The walk back is graced with the evening sun’s rays falling strategically on the petals of flowers as if highlighting them and saying “Look, that’s my favourite!” The riot of colours continues all the way as I spot some of nature’s gorgeous treasures, painted delicately in gentle strokes and tucked away between rocks and shrubs. It is nothing short of a miracle to see so many colours in a tiny span of one hour. There were flowers that I had never seen before, some whose names I knew, some absolutely unknown.
In between the trees, the famous temple of Bhimakali, appeared at a distance. The gongs went off, announcing the Grand evening Aarti at the temple.
It was indeed time to get back from nature to civilisation. As we entered the idyllic Hotel Shrikhand, a flower spread welcomed us there as well. From Crimson Dahlias to the fragrant Himalayan Champaca, the hotel premises were a flower paradise too.
My top reasons why you must choose this hotel (apart from the flower show)
1. Splendid views of the Shrikhand Mahadev (on a clear day, you can see the snow capped peaks in full view)
2. Proximity to the Bhimakali temple (a detailed blog post on the beauty of this temple will up soon)
3. Idyllic cottages and pretty windows (The windows that became props to pose and click pictures!)
4. Mr. Shiv Kumar, the extremely helpful manager with his animated stories. (Who I spoke to for 3 hours, discussing everything from traditional recipes to markets to local marriages to state routes).
If you are staying here, do walk up to the shop outside selling local food, where the lady knits cute woollen wear to engage in a chat, and bring home some hand woven beauties.
Apart from the pheasantry walk, you can also walk down to the old house of the king across the village. There is no access inside the palace but one can visit the orchards and the gardens outside. Enroute you may come across local women pressing oil from apricots and a cluster of Persimmon (Japani phal) fruit trees.

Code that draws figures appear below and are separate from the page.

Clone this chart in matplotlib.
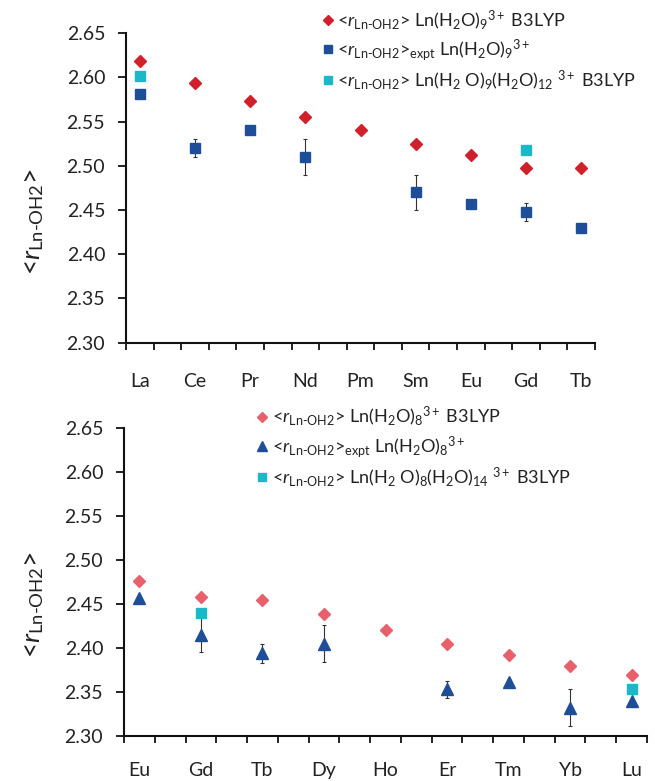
import numpy as np
import matplotlib
matplotlib.use("Agg")
import matplotlib.pyplot as plt

plt.rcParams["font.family"] = ["Lato", "DejaVu Sans"]
plt.rcParams["mathtext.fontset"] = "custom"
plt.rcParams["mathtext.rm"] = "Lato"
plt.rcParams["mathtext.it"] = "Lato:italic"
plt.rcParams["mathtext.bf"] = "Lato:bold"
plt.rcParams["text.color"] = "#222222"
plt.rcParams["axes.labelcolor"] = "#222222"
plt.rcParams["xtick.color"] = "#222222"
plt.rcParams["ytick.color"] = "#222222"

# nine-coordinate series (La .. Tb)
ln9 = ["La", "Ce", "Pr", "Nd", "Pm", "Sm", "Eu", "Gd", "Tb"]
calc9 = [2.618, 2.593, 2.573, 2.555, 2.540, 2.525, 2.512, 2.497, 2.497]
expt9 = [2.581, 2.520, 2.540, 2.510, np.nan, 2.470, 2.457, 2.448, 2.430]
expt9_err = [0.0, 0.010, 0.0, 0.020, 0.0, 0.020, 0.0, 0.010, 0.0]
clus9 = [2.601, np.nan, np.nan, np.nan, np.nan, np.nan, np.nan, 2.518, np.nan]

# eight-coordinate series (Eu .. Lu)
ln8 = ["Eu", "Gd", "Tb", "Dy", "Ho", "Er", "Tm", "Yb", "Lu"]
calc8 = [2.476, 2.458, 2.454, 2.439, 2.420, 2.405, 2.392, 2.380, 2.369]
expt8 = [2.457, 2.415, 2.394, 2.405, np.nan, 2.353, 2.361, 2.332, 2.340]
expt8_err = [0.0, 0.020, 0.011, 0.021, 0.0, 0.010, 0.0, 0.021, 0.0]
clus8 = [np.nan, 2.440, np.nan, np.nan, np.nan, np.nan, np.nan, np.nan, 2.353]

yticks = [2.30, 2.35, 2.40, 2.45, 2.50, 2.55, 2.60, 2.65]

RED_DARK = "#d0202c"
RED_LIGHT = "#e8606c"
BLUE = "#1f4e98"
CYAN = "#1ab8c8"

RLN = r"<$r_{\mathrm{Ln\text{-}OH2}}$>"


def style_axis(ax, names, label_x, label_y, xpad):
    x = np.arange(len(names))
    ax.set_xlim(-0.25, len(names) - 0.75)
    ax.set_ylim(2.30, 2.65)
    ax.set_yticks(yticks)
    ax.set_yticklabels(["%.2f" % v for v in yticks])
    # tick marks sit between labels, labels sit on the categories
    ax.set_xticks(np.arange(-0.25, len(names) - 0.7, 0.5))
    ax.set_xticklabels([])
    ax.set_xticks(x, minor=True)
    ax.set_xticklabels(names, minor=True)
    ax.tick_params(axis="x", which="major", direction="out", length=5, width=1.4)
    ax.tick_params(axis="x", which="minor", length=0, pad=xpad, labelsize=14)
    ax.tick_params(axis="y", direction="out", length=6, width=1.4, pad=9,
                   labelsize=14)
    for s in ["top", "right"]:
        ax.spines[s].set_visible(False)
    for s in ["left", "bottom"]:
        ax.spines[s].set_linewidth(1.5)
        ax.spines[s].set_color("#111111")
    ax.set_ylabel(RLN, fontsize=19)
    ax.yaxis.set_label_coords(label_x, label_y)
    return x


fig = plt.figure(figsize=(6.55, 7.81), dpi=100)
ax0 = fig.add_axes([0.1924, 0.5612, 0.7160, 0.3965])
ax1 = fig.add_axes([0.1893, 0.0576, 0.7985, 0.3944])

err_opts = dict(fmt="none", ecolor="#333333", elinewidth=0.8, capsize=1.5,
                capthick=0.8, zorder=1)
leg_opts = dict(loc="upper left", frameon=False, fontsize=13,
                handlelength=0.5, handletextpad=0.3, labelspacing=0.3,
                borderpad=0, borderaxespad=0, markerscale=0.8)

# top panel
x0 = style_axis(ax0, ln9, -0.17, 0.39, 22)
ax0.errorbar(x0, expt9, yerr=expt9_err, **err_opts)
h1, = ax0.plot(x0, calc9, "D", color=RED_DARK, ms=6.5, ls="none", zorder=3)
h2, = ax0.plot(x0, expt9, "s", color=BLUE, ms=7.5, ls="none", zorder=2)
h3, = ax0.plot(x0, clus9, "s", color=CYAN, ms=7.5, ls="none", zorder=2)
ax0.legend([h1, h2, h3],
           [RLN + r" Ln(H$_2$O)$_9$$^{3+}$ B3LYP",
            RLN + r"$_{\mathrm{expt}}$ Ln(H$_2$O)$_9$$^{3+}$",
            RLN + r" Ln(H$_2$ O)$_9$(H$_2$O)$_{12}$ $^{3+}$ B3LYP"],
           bbox_to_anchor=(0.42, 1.08), **leg_opts)

# bottom panel
x1 = style_axis(ax1, ln8, -0.15, 0.425, 19)
ax1.errorbar(x1, expt8, yerr=expt8_err, **err_opts)
g1, = ax1.plot(x1, calc8, "D", color=RED_LIGHT, ms=6.5, ls="none", zorder=3)
g3, = ax1.plot(x1, clus8, "s", color=CYAN, ms=7.5, ls="none", zorder=2)
g2, = ax1.plot(x1, expt8, "^", color=BLUE, ms=8.5, ls="none", zorder=3)
ax1.legend([g1, g2, g3],
           [RLN + r" Ln(H$_2$O)$_8$$^{3+}$ B3LYP",
            RLN + r"$_{\mathrm{expt}}$ Ln(H$_2$O)$_8$$^{3+}$",
            RLN + r" Ln(H$_2$ O)$_8$(H$_2$O)$_{14}$ $^{3+}$ B3LYP"],
           bbox_to_anchor=(0.255, 1.075), **leg_opts)

fig.savefig("out.png", dpi=100)
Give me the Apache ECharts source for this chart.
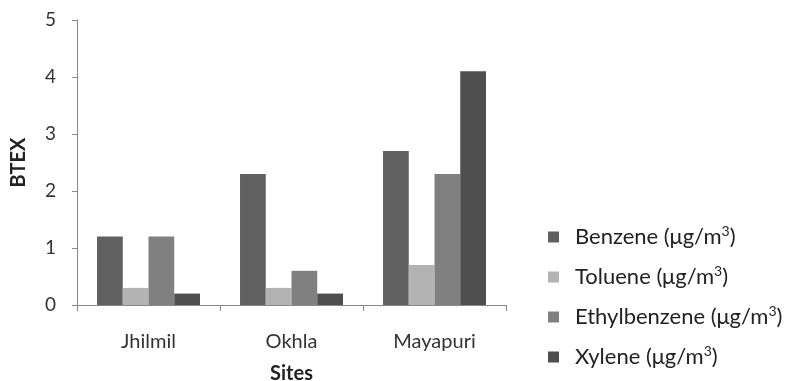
<!DOCTYPE html>
<html>
<head>
<meta charset="utf-8">
<script src="https://cdn.jsdelivr.net/npm/echarts@6/dist/echarts.min.js"></script>
<style>
  html, body { margin: 0; padding: 0; background: #fff; }
  #chart { width: 786px; height: 381px; }
</style>
</head>
<body>
<div id="chart"></div>
<script>
// BTEX concentrations by monitoring site
const sites = ['Jhilmil', 'Okhla', 'Mayapuri'];
const seriesNames = ['Benzene', 'Toluene', 'Ethylbenzene', 'Xylene'];
const benzene = [1.2, 2.3, 2.7];
const toluene = [0.3, 0.3, 0.7];
const ethylbenzene = [1.2, 0.6, 2.3];
const xylene = [0.2, 0.2, 4.1];
const yTicks = [0, 1, 2, 3, 4, 5];
const colors = ['#606060', '#b3b3b3', '#808080', '#4f4f4f'];

const font = 'Lato, "Open Sans", sans-serif';
const values = [benzene, toluene, ethylbenzene, xylene];

const chart = echarts.init(document.getElementById('chart'), null, { renderer: 'canvas' });

chart.setOption({
  animation: false,
  grid: { left: 77, right: 280, top: 20, bottom: 76, containLabel: false, outerBoundsMode: 'none' },
  legend: {
    orient: 'vertical',
    left: 543,
    top: 219,
    itemWidth: 11,
    itemHeight: 11,
    itemGap: 13,
    icon: 'rect',
    data: seriesNames,
    formatter: name => '{a|' + name + ' (μg/m}{s|3}{a|)}',
    textStyle: {
      fontFamily: font,
      color: '#222',
      padding: [0, 0, 0, 11],
      rich: {
        a: { fontFamily: font, fontSize: 22, color: '#222', lineHeight: 26 },
        s: { fontFamily: font, fontSize: 14, color: '#222', lineHeight: 26, verticalAlign: 'top', padding: [0, 0, 13, 0] }
      }
    }
  },
  xAxis: {
    type: 'category',
    data: sites,
    name: 'Sites',
    nameLocation: 'middle',
    nameGap: 59,
    nameTextStyle: { fontFamily: font, fontSize: 20, fontWeight: 'bold', color: '#222' },
    axisLine: { lineStyle: { color: '#888', width: 1 } },
    axisTick: { show: true, length: 6, lineStyle: { color: '#888' } },
    axisLabel: { fontFamily: font, fontSize: 20, color: '#333', margin: 27 }
  },
  yAxis: {
    type: 'value',
    min: yTicks[0],
    max: yTicks[yTicks.length - 1],
    interval: 1,
    name: 'BTEX',
    nameLocation: 'middle',
    nameGap: 48,
    nameRotate: 90,
    nameTextStyle: { fontFamily: font, fontSize: 20, fontWeight: 'bold', color: '#222' },
    splitLine: { show: false },
    axisLine: { show: true, lineStyle: { color: '#888', width: 1 } },
    axisTick: { show: true, length: 5, lineStyle: { color: '#888' } },
    axisLabel: { fontFamily: font, fontSize: 19, color: '#333', margin: 21 }
  },
  series: seriesNames.map((name, i) => ({
    name: name,
    type: 'bar',
    data: values[i],
    barGap: '0%',
    barCategoryGap: '28%',
    itemStyle: { color: colors[i] }
  }))
});
</script>
</body>
</html>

For the secret valley of flowers, the magical sounds of the forest, the colourful creepers, the tiny wildflowers that mushroomed out of nowhere, the majestic Bhimakali temple, and the stunning sunrise over the Shrikhand Mahadev peak, Sarahan you will be always be remembered.
The distance is 564 kms from Delhi and 170 kms from Shimla.
The best place to stay is HP Tourism’s Hotel Shrikhand.
It is an ideal one night halt en route Kinnaur.
The best time to visit is April-September.
It can be reached from Shimla by cabs. Buses are available till Rampur which is 23 kms away.
The pheasantry is closed in the summer season as it is breeding season for the birds.